梨园悲声:那些让人肝肠寸断的戏曲绝唱
梨园悲声:那些让人肝肠寸断的戏曲绝唱
在霓虹闪烁的现代剧场里,当大幕拉开,水袖扬起,那些穿越千年的悲欢离合依然能让观众泪湿衣襟。中国传统戏曲里的动人唱段,既是声腔艺术的巅峰之作,更是民族情感的活态传承。这些流淌在丝弦之间的悲声,藏着中国人最深沉的情感密码。
一、生死绝恋里的永恒叹息
越剧《梁祝》的十八相送堪称东方罗密欧与朱丽叶的绝唱。祝英台用井中双影的暗喻,将女儿心思化作九曲回肠的唱腔。当两人在草桥亭前互换玉扇坠,弦乐声里流淌的不仅是离别愁绪,更是对礼教桎梏的无言抗争。这段长达四十分钟的对唱,把欲说还休的缠绵演绎得淋漓尽致。
昆曲《牡丹亭》的游园惊梦则是另一种极致。杜丽娘在梦中与柳梦梅相会,水磨腔婉转处如春蚕吐丝,原来姹紫嫣红开遍,似这般都付与断井颓垣的唱词,道尽了深闺少女觉醒的情欲与宿命般的悲剧。这段戏中戏的演绎,让生死之恋穿越阴阳界限。

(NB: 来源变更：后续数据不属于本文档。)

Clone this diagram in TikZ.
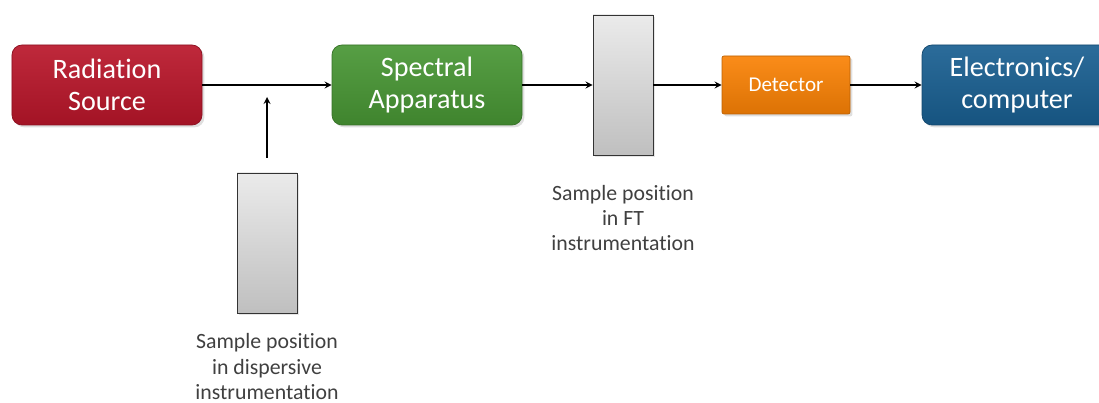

黄梅戏《天仙配》的槐荫诀别更显民间智慧。七仙女被迫返回天庭时,董郎昏迷在荒郊,哭得七女泪如涛的哭腔,将神话传说注入凡尘烟火气。粗陶般的质朴唱腔,反而比华丽咏叹更揪人心肠。
二、家国大义中的血色浪漫
京剧《霸王别姬》的剑舞堪称千古绝唱。虞姬为解霸王后顾之忧,在四面楚歌声中挥剑自刎。梅派唱腔的看大王在帐中和衣睡稳,将柔情与决绝熔于一炉。那把寒光凛凛的鸳鸯剑,舞出了英雄末路时最凄美的爱情。
粤剧《帝女花》的香夭选段,用满台红绸演绎血色浪漫。长平公主与驸马在含樟树下饮毒殉国,任剑辉白雪仙的经典对唱字字泣血。落花满天蔽月光的唱词,将亡国之痛化作漫天飞花,成就了岭南戏曲最悲怆的华章。
川剧《白蛇传》的断桥一折别具风味。许仙跪地求饶时,白素贞那句谁似我千年的修行换你薄幸,川腔特有的哈哈腔将哀怨化作凌厉质问。变脸绝技在此处化作情感喷发,青儿三次变脸层层递进,将戏剧张力推向顶点。
三、市井悲欢里的人性之光
评剧《杨三姐告状》的滚板唱段堪称平民史诗。当杨三姐击鼓鸣冤时,快板如连珠炮般倾泻而出,民女虽小志不短的唱词迸发出惊人的力量。这种带着泥土味的抗争,让戏曲舞台闪耀着底层女性的智慧光芒。
秦腔《周仁回府》的哭墓选段将西北汉子的悲怆演绎得荡气回肠。周仁背负骂名救友,在妻子坟前长达二十分钟的哭诉,用苦音腔将委屈与忠义撕扯得鲜血淋漓。这种近乎嘶吼的演唱方式,恰似黄土高原上刮过的凛冽北风。
昆曲《长生殿》的哭像堪称文人戏的巅峰。唐明皇对着杨贵妃雕像追忆往昔,百年离别在须臾,一代红颜为君尽的唱词,将帝王之悔化作绵长悲音。笛声呜咽中,金钗钿盒成了最刺心的爱情信物。
这些流淌在戏曲血脉中的悲声,从未随时间褪色。当年轻观众在剧场里为古人落泪时,他们触碰的不仅是艺术之美,更是民族记忆深处的情感共鸣。那些被丝竹声放大的悲欢离合,始终在提醒我们:最打动人心的,永远是人性最本真的震颤。